- _Set problem_: Will you give the material below again, every line exactly as it is?

- _Material_:
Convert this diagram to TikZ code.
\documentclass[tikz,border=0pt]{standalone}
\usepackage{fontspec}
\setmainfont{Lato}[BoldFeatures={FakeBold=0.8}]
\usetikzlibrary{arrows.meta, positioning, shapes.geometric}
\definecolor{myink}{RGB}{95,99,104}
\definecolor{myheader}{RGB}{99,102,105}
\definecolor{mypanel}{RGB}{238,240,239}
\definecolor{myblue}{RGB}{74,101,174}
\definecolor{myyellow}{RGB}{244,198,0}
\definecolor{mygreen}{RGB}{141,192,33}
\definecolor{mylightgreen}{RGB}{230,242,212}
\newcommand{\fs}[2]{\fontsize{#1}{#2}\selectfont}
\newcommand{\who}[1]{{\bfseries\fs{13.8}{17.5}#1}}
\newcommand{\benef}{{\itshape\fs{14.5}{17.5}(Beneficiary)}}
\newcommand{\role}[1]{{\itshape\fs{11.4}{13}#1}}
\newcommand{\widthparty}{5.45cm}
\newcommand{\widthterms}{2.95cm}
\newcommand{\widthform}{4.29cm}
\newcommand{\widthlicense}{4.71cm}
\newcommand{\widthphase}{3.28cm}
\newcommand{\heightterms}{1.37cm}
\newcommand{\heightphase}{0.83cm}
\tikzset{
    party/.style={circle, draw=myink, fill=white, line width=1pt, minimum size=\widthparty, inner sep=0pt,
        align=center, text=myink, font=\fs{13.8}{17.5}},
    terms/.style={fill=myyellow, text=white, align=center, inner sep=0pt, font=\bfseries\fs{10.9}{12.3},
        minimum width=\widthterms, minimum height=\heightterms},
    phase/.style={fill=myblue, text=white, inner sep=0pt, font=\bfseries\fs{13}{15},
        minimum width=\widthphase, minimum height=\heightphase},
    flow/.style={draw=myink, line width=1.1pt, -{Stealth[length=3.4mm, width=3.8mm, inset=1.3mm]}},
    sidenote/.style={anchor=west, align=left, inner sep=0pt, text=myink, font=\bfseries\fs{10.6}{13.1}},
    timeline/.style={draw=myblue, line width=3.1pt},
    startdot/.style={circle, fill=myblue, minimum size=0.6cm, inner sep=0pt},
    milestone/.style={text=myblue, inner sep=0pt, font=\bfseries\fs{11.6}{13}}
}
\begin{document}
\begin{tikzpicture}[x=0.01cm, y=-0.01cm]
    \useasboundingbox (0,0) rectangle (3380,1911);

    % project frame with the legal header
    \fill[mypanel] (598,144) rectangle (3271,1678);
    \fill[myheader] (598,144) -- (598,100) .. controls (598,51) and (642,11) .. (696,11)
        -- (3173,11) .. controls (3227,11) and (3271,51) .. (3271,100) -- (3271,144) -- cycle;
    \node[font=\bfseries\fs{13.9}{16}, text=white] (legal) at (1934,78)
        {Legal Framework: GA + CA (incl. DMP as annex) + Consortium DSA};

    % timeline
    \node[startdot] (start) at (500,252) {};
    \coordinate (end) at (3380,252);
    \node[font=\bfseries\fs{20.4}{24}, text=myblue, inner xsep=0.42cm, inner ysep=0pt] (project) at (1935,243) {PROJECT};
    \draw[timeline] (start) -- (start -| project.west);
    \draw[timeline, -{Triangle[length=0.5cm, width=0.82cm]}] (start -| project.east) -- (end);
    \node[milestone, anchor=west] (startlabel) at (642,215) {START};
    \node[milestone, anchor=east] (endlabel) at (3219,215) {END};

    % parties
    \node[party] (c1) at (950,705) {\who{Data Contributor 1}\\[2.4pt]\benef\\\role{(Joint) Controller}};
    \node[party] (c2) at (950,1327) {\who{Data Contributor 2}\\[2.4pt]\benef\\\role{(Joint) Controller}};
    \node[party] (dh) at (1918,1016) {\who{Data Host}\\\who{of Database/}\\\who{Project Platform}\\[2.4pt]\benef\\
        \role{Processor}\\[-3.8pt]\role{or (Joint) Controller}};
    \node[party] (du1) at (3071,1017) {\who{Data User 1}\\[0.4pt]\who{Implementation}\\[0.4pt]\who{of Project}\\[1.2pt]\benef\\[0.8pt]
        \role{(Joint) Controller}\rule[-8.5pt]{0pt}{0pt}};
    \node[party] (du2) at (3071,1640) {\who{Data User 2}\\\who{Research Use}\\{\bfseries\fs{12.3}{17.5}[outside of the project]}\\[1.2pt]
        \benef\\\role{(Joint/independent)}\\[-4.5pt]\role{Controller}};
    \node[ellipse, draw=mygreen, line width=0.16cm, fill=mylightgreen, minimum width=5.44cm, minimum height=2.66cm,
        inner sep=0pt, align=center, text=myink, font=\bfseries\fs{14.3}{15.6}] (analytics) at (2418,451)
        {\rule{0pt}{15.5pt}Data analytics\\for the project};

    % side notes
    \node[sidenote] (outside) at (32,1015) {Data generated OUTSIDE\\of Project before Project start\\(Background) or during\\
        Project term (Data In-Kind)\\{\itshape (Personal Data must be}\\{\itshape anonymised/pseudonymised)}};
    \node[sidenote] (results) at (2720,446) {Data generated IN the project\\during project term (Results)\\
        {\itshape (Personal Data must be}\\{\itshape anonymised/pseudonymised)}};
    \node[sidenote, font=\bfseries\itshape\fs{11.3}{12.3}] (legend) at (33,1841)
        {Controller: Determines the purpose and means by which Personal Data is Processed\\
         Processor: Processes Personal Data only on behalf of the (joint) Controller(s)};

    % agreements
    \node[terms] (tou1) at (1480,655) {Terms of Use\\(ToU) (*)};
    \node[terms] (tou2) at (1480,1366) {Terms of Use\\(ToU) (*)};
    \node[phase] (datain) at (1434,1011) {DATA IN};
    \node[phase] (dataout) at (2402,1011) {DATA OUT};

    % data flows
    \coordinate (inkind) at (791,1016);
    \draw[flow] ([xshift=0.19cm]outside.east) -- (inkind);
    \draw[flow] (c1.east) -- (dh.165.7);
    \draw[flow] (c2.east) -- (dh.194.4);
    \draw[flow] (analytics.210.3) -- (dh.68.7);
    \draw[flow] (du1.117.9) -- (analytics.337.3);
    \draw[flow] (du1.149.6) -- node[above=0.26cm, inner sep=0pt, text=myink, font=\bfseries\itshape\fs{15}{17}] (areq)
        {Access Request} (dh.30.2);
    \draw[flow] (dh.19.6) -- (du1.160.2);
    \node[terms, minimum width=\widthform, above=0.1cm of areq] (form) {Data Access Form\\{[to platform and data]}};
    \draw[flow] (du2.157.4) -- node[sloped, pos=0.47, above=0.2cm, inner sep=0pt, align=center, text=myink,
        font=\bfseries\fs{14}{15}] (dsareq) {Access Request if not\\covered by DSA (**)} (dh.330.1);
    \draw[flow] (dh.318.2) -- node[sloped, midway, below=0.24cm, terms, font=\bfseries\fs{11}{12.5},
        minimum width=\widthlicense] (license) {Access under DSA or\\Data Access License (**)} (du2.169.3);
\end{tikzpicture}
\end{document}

- _Result_:
Convert this diagram to TikZ code.
\documentclass[tikz,border=0pt]{standalone}
\usepackage{fontspec}
\setmainfont{Lato}[BoldFeatures={FakeBold=0.8}]
\usetikzlibrary{arrows.meta, positioning, shapes.geometric}
\definecolor{myink}{RGB}{95,99,104}
\definecolor{myheader}{RGB}{99,102,105}
\definecolor{mypanel}{RGB}{238,240,239}
\definecolor{myblue}{RGB}{74,101,174}
\definecolor{myyellow}{RGB}{244,198,0}
\definecolor{mygreen}{RGB}{141,192,33}
\definecolor{mylightgreen}{RGB}{230,242,212}
\newcommand{\fs}[2]{\fontsize{#1}{#2}\selectfont}
\newcommand{\who}[1]{{\bfseries\fs{13.8}{17.5}#1}}
\newcommand{\benef}{{\itshape\fs{14.5}{17.5}(Beneficiary)}}
\newcommand{\role}[1]{{\itshape\fs{11.4}{13}#1}}
\newcommand{\widthparty}{5.45cm}
\newcommand{\widthterms}{2.95cm}
\newcommand{\widthform}{4.29cm}
\newcommand{\widthlicense}{4.71cm}
\newcommand{\widthphase}{3.28cm}
\newcommand{\heightterms}{1.37cm}
\newcommand{\heightphase}{0.83cm}
\tikzset{
    party/.style={circle, draw=myink, fill=white, line width=1pt, minimum size=\widthparty, inner sep=0pt,
        align=center, text=myink, font=\fs{13.8}{17.5}},
    terms/.style={fill=myyellow, text=white, align=center, inner sep=0pt, font=\bfseries\fs{10.9}{12.3},
        minimum width=\widthterms, minimum height=\heightterms},
    phase/.style={fill=myblue, text=white, inner sep=0pt, font=\bfseries\fs{13}{15},
        minimum width=\widthphase, minimum height=\heightphase},
    flow/.style={draw=myink, line width=1.1pt, -{Stealth[length=3.4mm, width=3.8mm, inset=1.3mm]}},
    sidenote/.style={anchor=west, align=left, inner sep=0pt, text=myink, font=\bfseries\fs{10.6}{13.1}},
    timeline/.style={draw=myblue, line width=3.1pt},
    startdot/.style={circle, fill=myblue, minimum size=0.6cm, inner sep=0pt},
    milestone/.style={text=myblue, inner sep=0pt, font=\bfseries\fs{11.6}{13}}
}
\begin{document}
\begin{tikzpicture}[x=0.01cm, y=-0.01cm]
    \useasboundingbox (0,0) rectangle (3380,1911);

    % project frame with the legal header
    \fill[mypanel] (598,144) rectangle (3271,1678);
    \fill[myheader] (598,144) -- (598,100) .. controls (598,51) and (642,11) .. (696,11)
        -- (3173,11) .. controls (3227,11) and (3271,51) .. (3271,100) -- (3271,144) -- cycle;
    \node[font=\bfseries\fs{13.9}{16}, text=white] (legal) at (1934,78)
        {Legal Framework: GA + CA (incl. DMP as annex) + Consortium DSA};

    % timeline
    \node[startdot] (start) at (500,252) {};
    \coordinate (end) at (3380,252);
    \node[font=\bfseries\fs{20.4}{24}, text=myblue, inner xsep=0.42cm, inner ysep=0pt] (project) at (1935,243) {PROJECT};
    \draw[timeline] (start) -- (start -| project.west);
    \draw[timeline, -{Triangle[length=0.5cm, width=0.82cm]}] (start -| project.east) -- (end);
    \node[milestone, anchor=west] (startlabel) at (642,215) {START};
    \node[milestone, anchor=east] (endlabel) at (3219,215) {END};

    % parties
    \node[party] (c1) at (950,705) {\who{Data Contributor 1}\\[2.4pt]\benef\\\role{(Joint) Controller}};
    \node[party] (c2) at (950,1327) {\who{Data Contributor 2}\\[2.4pt]\benef\\\role{(Joint) Controller}};
    \node[party] (dh) at (1918,1016) {\who{Data Host}\\\who{of Database/}\\\who{Project Platform}\\[2.4pt]\benef\\
        \role{Processor}\\[-3.8pt]\role{or (Joint) Controller}};
    \node[party] (du1) at (3071,1017) {\who{Data User 1}\\[0.4pt]\who{Implementation}\\[0.4pt]\who{of Project}\\[1.2pt]\benef\\[0.8pt]
        \role{(Joint) Controller}\rule[-8.5pt]{0pt}{0pt}};
    \node[party] (du2) at (3071,1640) {\who{Data User 2}\\\who{Research Use}\\{\bfseries\fs{12.3}{17.5}[outside of the project]}\\[1.2pt]
        \benef\\\role{(Joint/independent)}\\[-4.5pt]\role{Controller}};
    \node[ellipse, draw=mygreen, line width=0.16cm, fill=mylightgreen, minimum width=5.44cm, minimum height=2.66cm,
        inner sep=0pt, align=center, text=myink, font=\bfseries\fs{14.3}{15.6}] (analytics) at (2418,451)
        {\rule{0pt}{15.5pt}Data analytics\\for the project};

    % side notes
    \node[sidenote] (outside) at (32,1015) {Data generated OUTSIDE\\of Project before Project start\\(Background) or during\\
        Project term (Data In-Kind)\\{\itshape (Personal Data must be}\\{\itshape anonymised/pseudonymised)}};
    \node[sidenote] (results) at (2720,446) {Data generated IN the project\\during project term (Results)\\
        {\itshape (Personal Data must be}\\{\itshape anonymised/pseudonymised)}};
    \node[sidenote, font=\bfseries\itshape\fs{11.3}{12.3}] (legend) at (33,1841)
        {Controller: Determines the purpose and means by which Personal Data is Processed\\
         Processor: Processes Personal Data only on behalf of the (joint) Controller(s)};

    % agreements
    \node[terms] (tou1) at (1480,655) {Terms of Use\\(ToU) (*)};
    \node[terms] (tou2) at (1480,1366) {Terms of Use\\(ToU) (*)};
    \node[phase] (datain) at (1434,1011) {DATA IN};
    \node[phase] (dataout) at (2402,1011) {DATA OUT};

    % data flows
    \coordinate (inkind) at (791,1016);
    \draw[flow] ([xshift=0.19cm]outside.east) -- (inkind);
    \draw[flow] (c1.east) -- (dh.165.7);
    \draw[flow] (c2.east) -- (dh.194.4);
    \draw[flow] (analytics.210.3) -- (dh.68.7);
    \draw[flow] (du1.117.9) -- (analytics.337.3);
    \draw[flow] (du1.149.6) -- node[above=0.26cm, inner sep=0pt, text=myink, font=\bfseries\itshape\fs{15}{17}] (areq)
        {Access Request} (dh.30.2);
    \draw[flow] (dh.19.6) -- (du1.160.2);
    \node[terms, minimum width=\widthform, above=0.1cm of areq] (form) {Data Access Form\\{[to platform and data]}};
    \draw[flow] (du2.157.4) -- node[sloped, pos=0.47, above=0.2cm, inner sep=0pt, align=center, text=myink,
        font=\bfseries\fs{14}{15}] (dsareq) {Access Request if not\\covered by DSA (**)} (dh.330.1);
    \draw[flow] (dh.318.2) -- node[sloped, midway, below=0.24cm, terms, font=\bfseries\fs{11}{12.5},
        minimum width=\widthlicense] (license) {Access under DSA or\\Data Access License (**)} (du2.169.3);
\end{tikzpicture}
\end{document}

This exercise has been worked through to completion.